There is also a collection of petroglyphs within the Pipestone National Monument in Rock County, Minnesota. The Pipestone National Monument is located in Rock County in extreme southwestern Minnesota. Many of the petroglyphs at Pipestone are thunderbirds or human stick figures. The site has been dated from A. D. 1600 through historic times, much later than the rock art at Jeffers.
Until recently, those were the most
notable in the southern portion of the state. The Wellner-Hagemann Site is located about three and a half
miles from the Jeffers Petroglyphs Site in south central Minnesota.
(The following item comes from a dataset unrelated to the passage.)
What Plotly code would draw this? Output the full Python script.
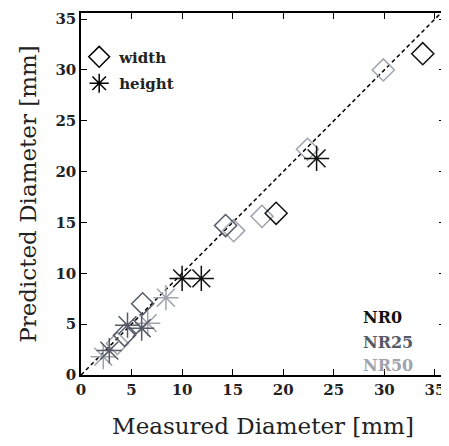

The
petroglyphs here were located as a result of an archaeological survey done for
the Brown County Parks Department by Impact Services of Mankato, Minnesota in
1991. There were four clusters of petroglyphs including a circle containing a
figure adjacent to what appears to be an atlatl adjacent to two geometric
figures. The second cluster includes a fish, a human figure with a bow(?) and a
single human figure. The third cluster appears to be a thunderbird and the
fourth cluster includes an atlatl and some "counts".